Beyond cultural factors, denying praise can be an expression of low self-esteem. Psychologist Roy Baumeister defined self-esteem as "overall evaluation and value judgment of oneself."

People with low self-esteem struggle to align others' positive evaluations with their internal self-image. When the belief "I am inadequate" is strong, praise feels inconsistent with reality. So they reject it with "No, I'm not that..."

This is also explained by self-consistency theory. People prefer information that matches their existing beliefs about themselves. For someone who views themselves negatively, positive praise creates cognitive dissonance, and they deny the praise to resolve it.

Impostor Syndrome and Underestimation

Impostor syndrome, named by psychologists Pauline Clance and Suzanne Imes, is closely linked to denying praise. People with impostor syndrome don't recognize their achievements and attribute them to luck or timing.

When hearing "This project's success was thanks to you," they respond, "No, the team did well," or "The timing was just good." They underestimate their abilities and effort, attributing success to external factors.

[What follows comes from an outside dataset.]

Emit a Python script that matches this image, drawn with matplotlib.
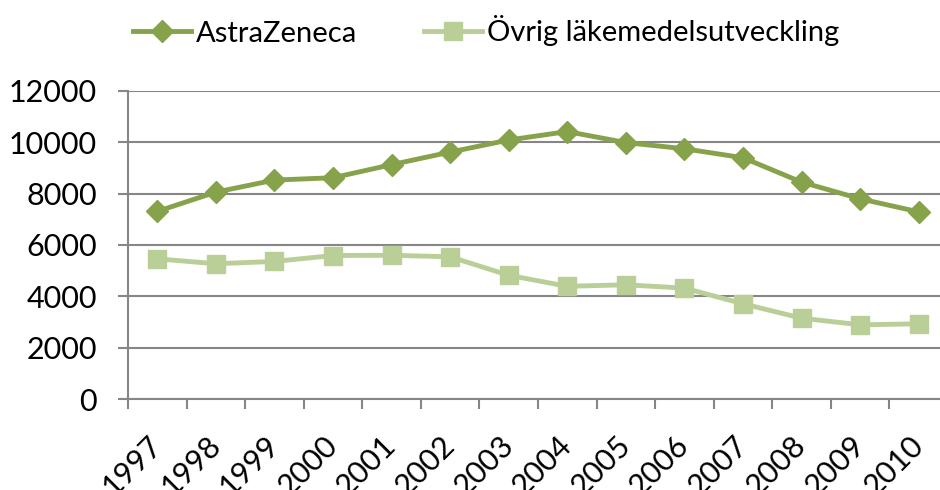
import matplotlib
matplotlib.use('Agg')
import matplotlib.pyplot as plt
import numpy as np

# data
years = ['1997', '1998', '1999', '2000', '2001', '2002', '2003',
         '2004', '2005', '2006', '2007', '2008', '2009', '2010']
astrazeneca = [7310, 8060, 8530, 8620, 9130, 9620, 10090,
               10420, 9990, 9750, 9400, 8450, 7800, 7290]
ovrig = [5460, 5270, 5360, 5590, 5600, 5540, 4820,
         4390, 4450, 4320, 3710, 3150, 2890, 2930]
yticks = [0, 2000, 4000, 6000, 8000, 10000, 12000]

plt.rcParams['font.family'] = ['Lato', 'DejaVu Sans']

fig = plt.figure(figsize=(9.4, 4.9), dpi=100)
ax = fig.add_axes([128 / 940, 1 - 399 / 490, (948 - 128) / 940, (399 - 91) / 490])

x = np.arange(len(years))
dark = '#86A34B'
light = '#BACF97'

ax.plot(x, astrazeneca, color=dark, lw=3.5, marker='D', ms=11.5,
        mec=dark, mfc=dark, label='AstraZeneca', zorder=4, clip_on=False)
ax.plot(x, ovrig, color=light, lw=3.5, marker='s', ms=12.5,
        mec=light, mfc=light, label='Övrig läkemedelsutveckling', zorder=3, clip_on=False)

ax.set_xlim(-0.5, len(years) - 0.5)
ax.set_ylim(0, 12000)
ax.set_yticks(yticks)
ax.set_yticklabels([str(v) for v in yticks])

ax.set_xticks(x)
ax.set_xticklabels(years, rotation=45, ha='right', va='center', rotation_mode='anchor')
ax.set_xticks(np.arange(-0.5, len(years), 1), minor=True)
ax.tick_params(axis='x', which='major', length=0, pad=30, labelsize=22)
ax.tick_params(axis='x', which='minor', length=7.5, width=1.5, color='#868686', direction='out')
ax.tick_params(axis='y', length=7.5, width=1.5, color='#868686', pad=15, labelsize=22)

ax.grid(axis='y', color='#868686', lw=1.5)
ax.set_axisbelow(True)
for side in ['top', 'right']:
    ax.spines[side].set_visible(False)
for side in ['left', 'bottom']:
    ax.spines[side].set_color('#868686')
    ax.spines[side].set_linewidth(1.5)

fig.legend(loc='center', bbox_to_anchor=(0.517, 1 - 31 / 490), ncol=2, frameon=False,
           fontsize=21, handlelength=2.0, handletextpad=0.15, columnspacing=2.3)

fig.savefig('out.png', dpi=100)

Research shows impostor syndrome is common even among highly educated or successful people. Despite obvious achievements from an external view, they say they 'feel like a fraud.' They deny praise because they believe they don't deserve it.

Perfectionism and Self-Criticism

Perfectionists strongly tend to deny praise. Psychologist Thomas Greenspon defined perfectionism as "the tendency to pursue only perfection while being unable to tolerate mistakes or flaws."

Perfectionists set extremely high internal standards. Even when results look excellent to others, they think "there are still many lacking parts." When hearing praise, they first think "they didn't look properly" or "they didn't notice the low quality."

For these people, praise feels like an uncomfortable lie. The gap between their strict internal standards and others' praise is too large.

Avoiding Social Expectations and Pressure

Accepting praise creates pressure to maintain that level next time. According to psychology's expectancy theory, praise sets expectations for future performance.

When hearing "You're really good at this work," the burden arises to do well next time too. Denying with "No, not really" is a defensive strategy to lower that expectation preemptively. Drawing a line that 'I'm not originally someone who does this well' creates the belief that if they fail next time, they'll disappoint less.

Doubting Authenticity and Distrust

People who have experienced much insincere praise in the past, or witnessed praise used as a manipulation tool, distrust praise itself.

Suspicions automatically operate: "Are they praising me to ask for something?", "Isn't this lip service?" Psychology calls this defensive attribution. They doubt the sincerity of praise and reject it first to avoid disappointment.

The Boundary Between Modesty and Self-Deprecation

Denying praise from cultural modesty versus low self-esteem needs to be distinguished.

Healthy modesty is accepting praise while not being arrogant, like "Thank you. I'll do better next time." Self-deprecation, however, completely denies one's effort and value: "No, I'm terrible," or "I was just lucky."

Psychologist Kristin Neff suggests this balance can be achieved through self-compassion. It's the attitude of recognizing one's achievements while accepting imperfection.

Daily Observation Points

Observe your pattern of denying praise. Do you say "No" to all praise, or only on certain topics or in front of certain people? Understanding this pattern helps you know your psychology more deeply.

Practicing not immediately denying when receiving praise, but pausing briefly also helps. Simply saying "Thank you" and taking a breath can break the automatic denial response.

You also need to check the expressions you use when denying praise. If you use phrases that completely erase your effort like "Not really," "I was just lucky," or "It's thanks to others," this may not be healthy modesty but self-worth denial.

Accepting praise is not arrogance. Recognizing your effort and achievement is an expression of healthy self-esteem. When "No, not at all" comes out habitually, pause and think. Is this cultural courtesy, or am I denying myself? When you can fully accept praise, you finally take the first step toward properly recognizing your self-worth.

This article is reference content based on general psychological information, and interpretations may vary depending on individual circumstances.